Pricing must be dynamic. Changes in the prices of products and services of an e-commerce business boost the optimisation of sales. This is the basic principle of a variable pricing strategy, which aims to adjust prices to market and consumers' needs to increase the company’s profits. Here at Minderest, we explain its benefits and what you need to consider before implementing it.
When implementing a variable pricing strategy, factors such as demand, competitors’ prices, region, or seasonality tend to be studied, to review and modify item prices regularly. New pricing models suggest that other more consumer-dependent elements be considered, such as users’ behaviour, the resultant sense of urgency or increased convenience, or the effectiveness of engagement campaigns. These factors can also contribute to the success of a variable price campaign.
For example, you can raise the prices of a product or service without increased demand as long as you announce that it will only be available for a limited time. This creates a sense of urgency that speeds up the final purchase decision, and increases the price that customers are willing to pay. Ultimately the aim is to sell the product to the customer at the right time at the best price.
What do variable pricing strategies bring to e-commerce businesses?
As we have seen, the main benefit is the optimisation of sales by implementing appealing prices depending on the time and context. They also reduce the risk of losses by adjusting to changes in supply and demand. In addition, from users’ responses to price changes, one can calculate the elasticity of demand and anticipate behaviour in future scenarios.
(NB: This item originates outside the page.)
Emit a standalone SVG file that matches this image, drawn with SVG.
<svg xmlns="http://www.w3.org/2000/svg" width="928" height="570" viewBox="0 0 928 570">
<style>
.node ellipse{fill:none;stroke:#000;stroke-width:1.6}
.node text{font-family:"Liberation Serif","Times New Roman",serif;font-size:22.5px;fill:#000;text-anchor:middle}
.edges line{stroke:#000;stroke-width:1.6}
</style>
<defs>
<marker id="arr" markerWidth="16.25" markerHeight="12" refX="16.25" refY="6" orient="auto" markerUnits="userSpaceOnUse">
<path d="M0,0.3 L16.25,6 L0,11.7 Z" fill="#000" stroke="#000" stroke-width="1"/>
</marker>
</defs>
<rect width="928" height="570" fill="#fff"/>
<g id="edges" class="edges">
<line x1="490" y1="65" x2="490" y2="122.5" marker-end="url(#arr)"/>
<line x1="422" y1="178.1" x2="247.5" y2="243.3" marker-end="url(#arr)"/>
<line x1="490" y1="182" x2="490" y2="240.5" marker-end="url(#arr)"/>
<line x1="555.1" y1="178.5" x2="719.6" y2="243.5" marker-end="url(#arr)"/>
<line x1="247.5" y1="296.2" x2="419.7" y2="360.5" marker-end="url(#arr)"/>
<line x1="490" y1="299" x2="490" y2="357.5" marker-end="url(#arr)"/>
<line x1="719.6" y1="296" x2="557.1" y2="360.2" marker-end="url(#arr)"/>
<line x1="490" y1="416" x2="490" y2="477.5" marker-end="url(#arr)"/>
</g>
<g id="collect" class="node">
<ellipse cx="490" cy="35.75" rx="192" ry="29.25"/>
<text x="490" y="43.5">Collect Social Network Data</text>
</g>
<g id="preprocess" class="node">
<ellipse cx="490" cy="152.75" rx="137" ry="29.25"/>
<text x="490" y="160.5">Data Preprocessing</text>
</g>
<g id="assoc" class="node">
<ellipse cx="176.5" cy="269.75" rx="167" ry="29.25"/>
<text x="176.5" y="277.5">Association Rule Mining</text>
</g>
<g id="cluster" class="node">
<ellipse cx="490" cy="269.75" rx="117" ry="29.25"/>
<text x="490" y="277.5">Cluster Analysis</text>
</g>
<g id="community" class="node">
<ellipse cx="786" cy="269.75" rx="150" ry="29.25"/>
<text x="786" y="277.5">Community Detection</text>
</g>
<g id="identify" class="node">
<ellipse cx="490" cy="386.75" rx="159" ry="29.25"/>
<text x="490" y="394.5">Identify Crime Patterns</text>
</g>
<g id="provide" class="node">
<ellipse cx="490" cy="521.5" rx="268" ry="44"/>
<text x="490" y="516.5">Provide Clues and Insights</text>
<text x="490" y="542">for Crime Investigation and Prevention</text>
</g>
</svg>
On the other hand, through a variable pricing strategy, companies can achieve a better positioning against the competition by offering more attractive prices and adapting quickly to competitors’ price changes.
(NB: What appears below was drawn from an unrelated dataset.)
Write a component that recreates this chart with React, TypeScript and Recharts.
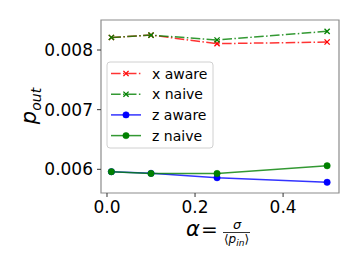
import React from "react";
import { LineChart, Line, XAxis, YAxis, ReferenceArea, Label } from "recharts";

const alphaValues = [0.01, 0.1, 0.25, 0.5];
const xAware = [0.00821, 0.00825, 0.008106, 0.008134];
const xNaive = [0.00821, 0.00825, 0.008168, 0.008313];
const zAware = [0.00596, 0.005932, 0.005859, 0.005782];
const zNaive = [0.00596, 0.00593, 0.00593, 0.00606];
const xTicks = [0, 0.2, 0.4];
const yTicks = [0.006, 0.007, 0.008];
const seriesNames = ["x aware", "x naive", "z aware", "z naive"];

const data = alphaValues.map((a, i) => ({
  alpha: a,
  xAware: xAware[i],
  xNaive: xNaive[i],
  zAware: zAware[i],
  zNaive: zNaive[i],
}));

const X_DOMAIN: [number, number] = [-0.0136, 0.527];
const Y_DOMAIN: [number, number] = [0.005603, 0.008503];
const FONT = "DejaVu Sans, sans-serif";
const DASHDOT = "9.6 2.4 1.5 2.4";

const seriesStyle = [
  { key: "xAware", color: "#ff0000", dash: DASHDOT, marker: "x" },
  { key: "xNaive", color: "#008000", dash: DASHDOT, marker: "x" },
  { key: "zAware", color: "#0000ff", dash: undefined, marker: "o" },
  { key: "zNaive", color: "#008000", dash: undefined, marker: "o" },
];

const XMarker = (props: any) => {
  const { cx, cy, stroke } = props;
  if (cx == null || cy == null) return null;
  const s = 2.6;
  return (
    <g>
      <line x1={cx - s} y1={cy - s} x2={cx + s} y2={cy + s} stroke={stroke} strokeWidth={1.3} />
      <line x1={cx - s} y1={cy + s} x2={cx + s} y2={cy - s} stroke={stroke} strokeWidth={1.3} />
    </g>
  );
};

const OMarker = (props: any) => {
  const { cx, cy, fill } = props;
  if (cx == null || cy == null) return null;
  return <circle cx={cx} cy={cy} r={3.2} fill={fill} stroke={fill} strokeWidth={0.5} />;
};

const LegendBox = () => {
  const rowY = [73.5, 94.2, 114.9, 135.6];
  return (
    <svg width={359} height={269} style={{ position: "absolute", left: 0, top: 0, pointerEvents: "none" }}>
      <rect x={107} y={62} width={106} height={86} rx={3} ry={3} fill="rgba(255,255,255,0.8)" stroke="#d0d0d0" strokeWidth={1} />
      {seriesStyle.map((s, i) => (
        <g key={s.key}>
          <line x1={111} x2={141} y1={rowY[i]} y2={rowY[i]} stroke={s.color} strokeOpacity={0.8} strokeWidth={1.5} strokeDasharray={s.dash} />
          {s.marker === "x" ? (
            <XMarker cx={126} cy={rowY[i]} stroke={s.color} />
          ) : (
            <OMarker cx={126} cy={rowY[i]} fill={s.color} />
          )}
          <text x={152} y={rowY[i]} dy="0.36em" fontSize={14} fontFamily={FONT} fill="#000">
            {seriesNames[i]}
          </text>
        </g>
      ))}
    </svg>
  );
};

const YLabel = () => (
  <text transform="translate(36,106) rotate(-90)" textAnchor="middle" fontFamily={FONT} fill="#000">
    <tspan fontSize={21} fontStyle="italic">p</tspan>
    <tspan fontSize={14} fontStyle="italic" dy={5}>out</tspan>
  </text>
);

const XLabel = () => (
  <g fontFamily={FONT} fill="#000">
    <text x={193} y={236} textAnchor="middle" fontSize={21} fontStyle="italic">α</text>
    <text x={209.5} y={236} textAnchor="middle" fontSize={20}>=</text>
    <text x={237} y={228.5} textAnchor="middle" fontSize={13} fontStyle="italic">σ</text>
    <line x1={223} x2={250} y1={232.5} y2={232.5} stroke="#000" strokeWidth={0.8} />
    <text x={236.5} y={243} textAnchor="middle" fontSize={12}>
      ⟨<tspan fontStyle="italic">p</tspan>
      <tspan fontSize={9} fontStyle="italic" dy={2.5}>in</tspan>
      <tspan dy={-2.5}>⟩</tspan>
    </text>
  </g>
);

export default function App() {
  return (
    <div style={{ position: "absolute", left: 0, top: 0, width: 359, height: 269, background: "#fff" }}>
      <LineChart
        width={359}
        height={269}
        data={data}
        margin={{ top: 20, right: 20, left: 0, bottom: 0 }}
      >
        <XAxis
          dataKey="alpha"
          type="number"
          domain={X_DOMAIN}
          ticks={xTicks}
          allowDataOverflow
          tickFormatter={(v: number) => v.toFixed(1)}
          height={76}
          tickSize={4}
          tickMargin={4}
          axisLine={false}
          tickLine={{ stroke: "#333", strokeWidth: 1 }}
          tick={{ fill: "#000", fontSize: 17, fontFamily: FONT }}
          interval={0}
        >
          <Label content={() => <XLabel />} />
        </XAxis>
        <YAxis
          type="number"
          domain={Y_DOMAIN}
          ticks={yTicks}
          allowDataOverflow
          tickFormatter={(v: number) => v.toFixed(3)}
          width={101}
          tickSize={4}
          tickMargin={4}
          axisLine={false}
          tickLine={{ stroke: "#333", strokeWidth: 1 }}
          tick={{ fill: "#000", fontSize: 17, fontFamily: FONT }}
          interval={0}
        >
          <Label content={() => <YLabel />} />
        </YAxis>
        <ReferenceArea
          x1={X_DOMAIN[0]}
          x2={X_DOMAIN[1]}
          y1={Y_DOMAIN[0]}
          y2={Y_DOMAIN[1]}
          fill="none"
          stroke="#8c8c8c"
          strokeWidth={1.2}
          ifOverflow="visible"
        />
        {seriesStyle.map((s) => (
          <Line
            key={s.key}
            dataKey={s.key}
            type="linear"
            stroke={s.color}
            strokeOpacity={0.8}
            strokeWidth={1.5}
            strokeDasharray={s.dash}
            isAnimationActive={false}
            dot={s.marker === "x" ? <XMarker stroke={s.color} /> : <OMarker fill={s.color} />}
            activeDot={false}
          />
        ))}
      </LineChart>
      <LegendBox />
    </div>
  );
}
The main disadvantage is that users may observe arbitrary price rises and drops if price changes do not follow a clear objective and strategy. This can affect the brand image of the e-commerce business. It can create a sense of distrust among users, who will look for other brands that give them an increased feeling of security.
How to implement a variable pricing strategy
- Segment your database and analyse your demand volume.
- Analyse market trends and the impact of seasonality on demand.
- Set a minimum and maximum price based on the value of each product or service.
- Monitor competitors’ prices to adapt to them.
- Assess the ability to run a marketing campaign linked to these new prices.
- Carefully evaluate the results obtained, then you can gradually optimise the strategy and achieve higher profits.
As a final recommendation, you can use an automated dynamic pricing tool to help speed up decision making. Current software evaluates supply and demand, and the historical price of the e-commerce site itself, to recommend the optimal prices for each item. In turn, their self-learning ability allows them to be ever more precise in setting prices according to the market’s needs.